===== Dataset section

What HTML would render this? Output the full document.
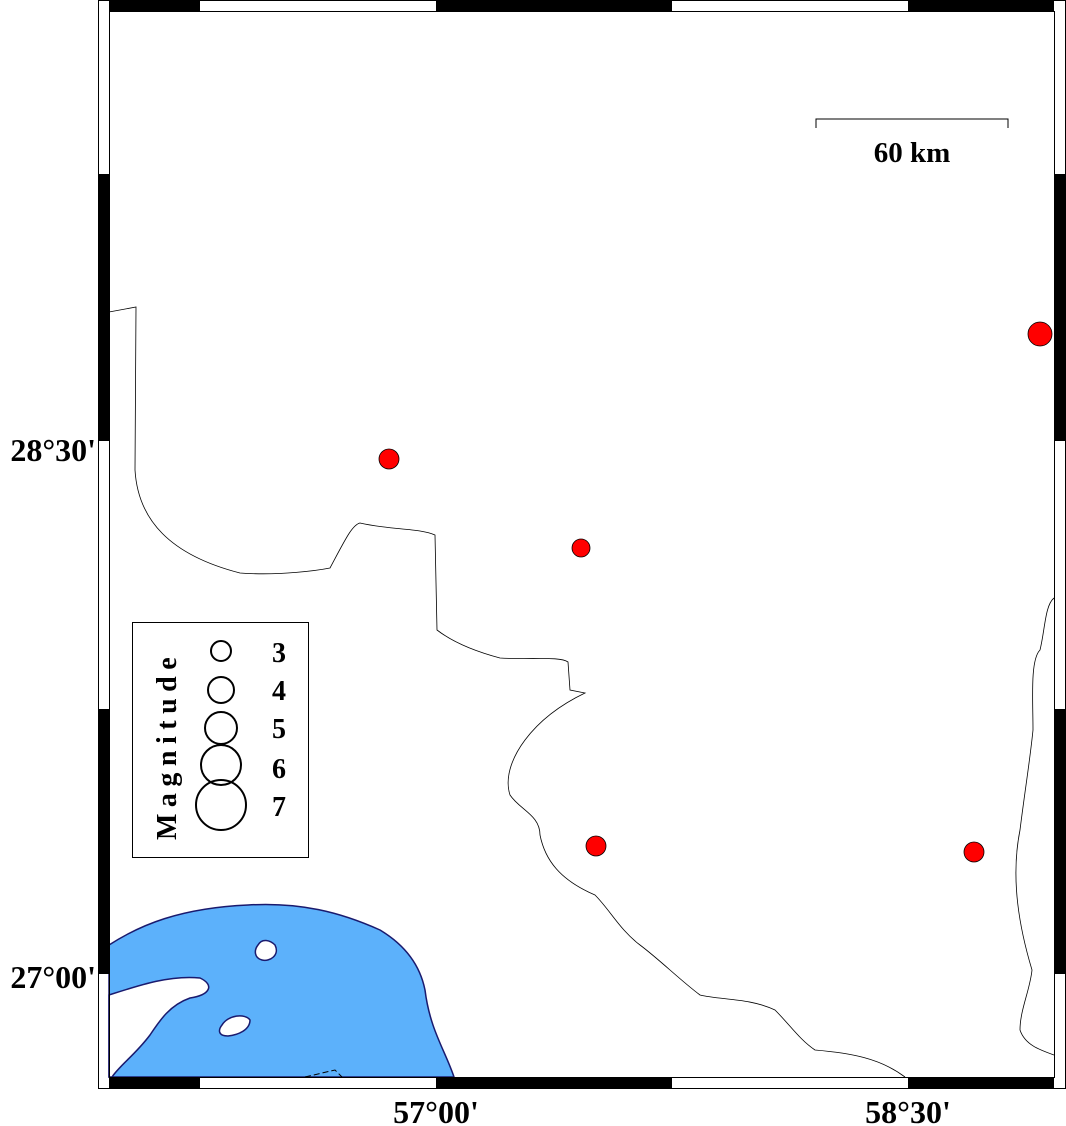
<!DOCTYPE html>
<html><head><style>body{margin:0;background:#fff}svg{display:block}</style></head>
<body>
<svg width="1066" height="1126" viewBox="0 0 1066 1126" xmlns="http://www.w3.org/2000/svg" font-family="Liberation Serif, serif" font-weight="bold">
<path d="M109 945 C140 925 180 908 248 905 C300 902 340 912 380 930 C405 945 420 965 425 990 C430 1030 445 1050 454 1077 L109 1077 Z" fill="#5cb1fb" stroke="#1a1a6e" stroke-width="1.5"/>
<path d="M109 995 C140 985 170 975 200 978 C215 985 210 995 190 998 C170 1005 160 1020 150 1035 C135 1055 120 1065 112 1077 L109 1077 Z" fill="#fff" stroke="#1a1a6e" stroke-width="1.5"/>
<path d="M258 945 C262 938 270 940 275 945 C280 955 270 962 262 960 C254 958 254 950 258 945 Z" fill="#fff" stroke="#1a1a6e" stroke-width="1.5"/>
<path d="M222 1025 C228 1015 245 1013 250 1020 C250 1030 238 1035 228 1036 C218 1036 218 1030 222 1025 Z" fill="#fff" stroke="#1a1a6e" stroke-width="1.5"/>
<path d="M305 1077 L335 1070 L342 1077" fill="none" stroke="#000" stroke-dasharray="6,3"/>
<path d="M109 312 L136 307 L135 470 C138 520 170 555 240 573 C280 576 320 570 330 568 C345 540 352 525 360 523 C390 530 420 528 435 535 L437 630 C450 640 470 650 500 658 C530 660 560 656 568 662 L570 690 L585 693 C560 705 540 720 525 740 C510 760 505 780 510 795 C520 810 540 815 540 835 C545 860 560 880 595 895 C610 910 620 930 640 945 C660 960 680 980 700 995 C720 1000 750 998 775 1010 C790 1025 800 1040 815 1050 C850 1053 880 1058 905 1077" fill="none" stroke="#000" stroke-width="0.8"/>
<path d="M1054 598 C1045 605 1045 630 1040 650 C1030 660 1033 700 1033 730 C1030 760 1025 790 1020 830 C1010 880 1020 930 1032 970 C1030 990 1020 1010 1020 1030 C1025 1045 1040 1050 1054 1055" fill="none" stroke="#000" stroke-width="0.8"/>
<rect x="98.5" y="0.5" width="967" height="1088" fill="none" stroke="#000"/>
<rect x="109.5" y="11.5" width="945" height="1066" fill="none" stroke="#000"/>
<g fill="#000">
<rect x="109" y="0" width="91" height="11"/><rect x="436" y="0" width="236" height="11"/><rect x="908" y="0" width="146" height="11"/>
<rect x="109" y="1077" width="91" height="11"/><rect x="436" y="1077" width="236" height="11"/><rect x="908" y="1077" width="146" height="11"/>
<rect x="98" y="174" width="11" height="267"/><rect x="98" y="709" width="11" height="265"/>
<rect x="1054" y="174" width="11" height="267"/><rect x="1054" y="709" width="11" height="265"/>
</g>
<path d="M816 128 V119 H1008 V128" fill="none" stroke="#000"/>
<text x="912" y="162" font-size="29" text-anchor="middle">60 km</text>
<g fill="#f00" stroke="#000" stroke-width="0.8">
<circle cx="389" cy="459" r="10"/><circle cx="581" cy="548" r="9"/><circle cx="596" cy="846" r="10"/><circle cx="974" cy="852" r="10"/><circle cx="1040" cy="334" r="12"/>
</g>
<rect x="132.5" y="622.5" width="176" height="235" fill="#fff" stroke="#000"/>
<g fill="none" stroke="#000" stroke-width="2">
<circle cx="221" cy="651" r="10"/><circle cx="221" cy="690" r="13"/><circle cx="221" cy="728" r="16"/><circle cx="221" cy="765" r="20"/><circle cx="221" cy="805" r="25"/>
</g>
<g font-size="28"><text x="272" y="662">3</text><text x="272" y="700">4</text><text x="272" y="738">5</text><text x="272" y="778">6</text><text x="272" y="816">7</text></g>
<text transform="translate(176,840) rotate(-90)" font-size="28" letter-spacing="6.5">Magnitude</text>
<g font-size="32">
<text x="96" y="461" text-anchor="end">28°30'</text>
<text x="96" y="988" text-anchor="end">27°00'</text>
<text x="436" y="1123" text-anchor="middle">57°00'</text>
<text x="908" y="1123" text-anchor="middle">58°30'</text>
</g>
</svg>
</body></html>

==========

* Stated problem *
Produce an exact copy of each line of data, skipping embedded images.

* Answer for this exercise *
What HTML would render this? Output the full document.
<!DOCTYPE html>
<html><head><style>body{margin:0;background:#fff}svg{display:block}</style></head>
<body>
<svg width="1066" height="1126" viewBox="0 0 1066 1126" xmlns="http://www.w3.org/2000/svg" font-family="Liberation Serif, serif" font-weight="bold">
<path d="M109 945 C140 925 180 908 248 905 C300 902 340 912 380 930 C405 945 420 965 425 990 C430 1030 445 1050 454 1077 L109 1077 Z" fill="#5cb1fb" stroke="#1a1a6e" stroke-width="1.5"/>
<path d="M109 995 C140 985 170 975 200 978 C215 985 210 995 190 998 C170 1005 160 1020 150 1035 C135 1055 120 1065 112 1077 L109 1077 Z" fill="#fff" stroke="#1a1a6e" stroke-width="1.5"/>
<path d="M258 945 C262 938 270 940 275 945 C280 955 270 962 262 960 C254 958 254 950 258 945 Z" fill="#fff" stroke="#1a1a6e" stroke-width="1.5"/>
<path d="M222 1025 C228 1015 245 1013 250 1020 C250 1030 238 1035 228 1036 C218 1036 218 1030 222 1025 Z" fill="#fff" stroke="#1a1a6e" stroke-width="1.5"/>
<path d="M305 1077 L335 1070 L342 1077" fill="none" stroke="#000" stroke-dasharray="6,3"/>
<path d="M109 312 L136 307 L135 470 C138 520 170 555 240 573 C280 576 320 570 330 568 C345 540 352 525 360 523 C390 530 420 528 435 535 L437 630 C450 640 470 650 500 658 C530 660 560 656 568 662 L570 690 L585 693 C560 705 540 720 525 740 C510 760 505 780 510 795 C520 810 540 815 540 835 C545 860 560 880 595 895 C610 910 620 930 640 945 C660 960 680 980 700 995 C720 1000 750 998 775 1010 C790 1025 800 1040 815 1050 C850 1053 880 1058 905 1077" fill="none" stroke="#000" stroke-width="0.8"/>
<path d="M1054 598 C1045 605 1045 630 1040 650 C1030 660 1033 700 1033 730 C1030 760 1025 790 1020 830 C1010 880 1020 930 1032 970 C1030 990 1020 1010 1020 1030 C1025 1045 1040 1050 1054 1055" fill="none" stroke="#000" stroke-width="0.8"/>
<rect x="98.5" y="0.5" width="967" height="1088" fill="none" stroke="#000"/>
<rect x="109.5" y="11.5" width="945" height="1066" fill="none" stroke="#000"/>
<g fill="#000">
<rect x="109" y="0" width="91" height="11"/><rect x="436" y="0" width="236" height="11"/><rect x="908" y="0" width="146" height="11"/>
<rect x="109" y="1077" width="91" height="11"/><rect x="436" y="1077" width="236" height="11"/><rect x="908" y="1077" width="146" height="11"/>
<rect x="98" y="174" width="11" height="267"/><rect x="98" y="709" width="11" height="265"/>
<rect x="1054" y="174" width="11" height="267"/><rect x="1054" y="709" width="11" height="265"/>
</g>
<path d="M816 128 V119 H1008 V128" fill="none" stroke="#000"/>
<text x="912" y="162" font-size="29" text-anchor="middle">60 km</text>
<g fill="#f00" stroke="#000" stroke-width="0.8">
<circle cx="389" cy="459" r="10"/><circle cx="581" cy="548" r="9"/><circle cx="596" cy="846" r="10"/><circle cx="974" cy="852" r="10"/><circle cx="1040" cy="334" r="12"/>
</g>
<rect x="132.5" y="622.5" width="176" height="235" fill="#fff" stroke="#000"/>
<g fill="none" stroke="#000" stroke-width="2">
<circle cx="221" cy="651" r="10"/><circle cx="221" cy="690" r="13"/><circle cx="221" cy="728" r="16"/><circle cx="221" cy="765" r="20"/><circle cx="221" cy="805" r="25"/>
</g>
<g font-size="28"><text x="272" y="662">3</text><text x="272" y="700">4</text><text x="272" y="738">5</text><text x="272" y="778">6</text><text x="272" y="816">7</text></g>
<text transform="translate(176,840) rotate(-90)" font-size="28" letter-spacing="6.5">Magnitude</text>
<g font-size="32">
<text x="96" y="461" text-anchor="end">28°30'</text>
<text x="96" y="988" text-anchor="end">27°00'</text>
<text x="436" y="1123" text-anchor="middle">57°00'</text>
<text x="908" y="1123" text-anchor="middle">58°30'</text>
</g>
</svg>
</body></html>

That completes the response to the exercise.